• [Provided material]:
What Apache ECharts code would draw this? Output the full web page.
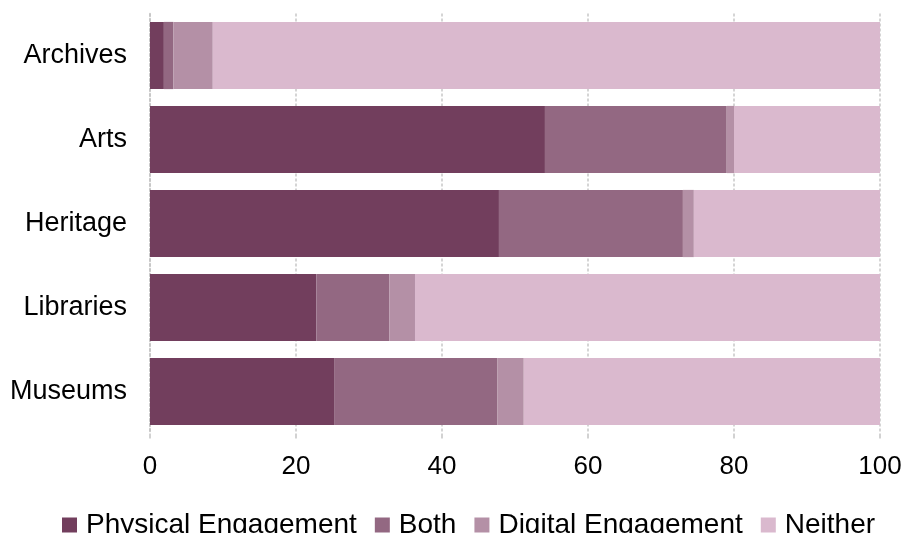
<!DOCTYPE html>
<html>
<head>
<meta charset="utf-8">
<script src="https://cdn.jsdelivr.net/npm/echarts@6/dist/echarts.min.js"></script>
<style>
  html, body { margin: 0; padding: 0; background: #ffffff; }
  #chart { width: 905px; height: 533px; }
</style>
</head>
<body>
<div id="chart"></div>
<script>
// Share of organisations by type of engagement (%)
const categories = ['Archives', 'Arts', 'Heritage', 'Libraries', 'Museums'];
const physical = [1.9, 54.1, 47.8, 22.8, 25.3];
const both = [1.3, 24.9, 25.2, 10.0, 22.3];
const digital = [5.4, 1.0, 1.5, 3.5, 3.6];
const neither = [91.4, 20.0, 25.5, 63.7, 48.8];
const seriesNames = ['Physical Engagement', 'Both', 'Digital Engagement', 'Neither'];
const xTicks = [0, 20, 40, 60, 80, 100];

const colors = ['#723E5D', '#936882', '#B490A6', '#DAB9CE'];
const values = [physical, both, digital, neither];
const font = '"Liberation Sans", Arial, sans-serif';

const chart = echarts.init(document.getElementById('chart'), null, { renderer: 'canvas' });

chart.setOption({
  animation: false,
  color: colors,
  grid: { left: 150, right: 25, top: 13.5, bottom: 99.5, containLabel: false },
  legend: {
    data: seriesNames,
    left: 57,
    top: 506,
    itemWidth: 15,
    itemHeight: 15,
    itemGap: 18,
    icon: 'rect',
    textStyle: { fontFamily: font, fontSize: 28, color: '#000', padding: [0, 0, 0, 4] }
  },
  xAxis: {
    type: 'value',
    min: xTicks[0],
    max: xTicks[xTicks.length - 1],
    interval: 20,
    axisLine: { show: false },
    axisTick: { show: true, length: 5, lineStyle: { color: '#c4c4c4', width: 1.5 } },
    axisLabel: { fontFamily: font, fontSize: 26, color: '#000', margin: 20 },
    splitLine: { show: true, lineStyle: { color: '#c8c8c8', width: 1.5, type: [3, 2] } }
  },
  yAxis: {
    type: 'category',
    data: categories,
    inverse: true,
    axisLine: { show: true, lineStyle: { color: '#c4c4c4', width: 1.5, type: [3, 2] } },
    axisTick: { show: false },
    axisLabel: { fontFamily: font, fontSize: 27, color: '#000', margin: 23 }
  },
  series: seriesNames.map((name, i) => ({
    name: name,
    type: 'bar',
    stack: 'total',
    barCategoryGap: '20%',
    data: values[i],
    itemStyle: { color: colors[i] }
  }))
});
</script>
</body>
</html>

• [Problem]:
Write out again, exactly, the lines from the start of the listing up to the line containing "const xTicks = [0, 20, 40, 60, 80, 100];", with both ends and without pictures.

• [Solution for this exercise]:
What Apache ECharts code would draw this? Output the full web page.
<!DOCTYPE html>
<html>
<head>
<meta charset="utf-8">
<script src="https://cdn.jsdelivr.net/npm/echarts@6/dist/echarts.min.js"></script>
<style>
  html, body { margin: 0; padding: 0; background: #ffffff; }
  #chart { width: 905px; height: 533px; }
</style>
</head>
<body>
<div id="chart"></div>
<script>
// Share of organisations by type of engagement (%)
const categories = ['Archives', 'Arts', 'Heritage', 'Libraries', 'Museums'];
const physical = [1.9, 54.1, 47.8, 22.8, 25.3];
const both = [1.3, 24.9, 25.2, 10.0, 22.3];
const digital = [5.4, 1.0, 1.5, 3.5, 3.6];
const neither = [91.4, 20.0, 25.5, 63.7, 48.8];
const seriesNames = ['Physical Engagement', 'Both', 'Digital Engagement', 'Neither'];
const xTicks = [0, 20, 40, 60, 80, 100];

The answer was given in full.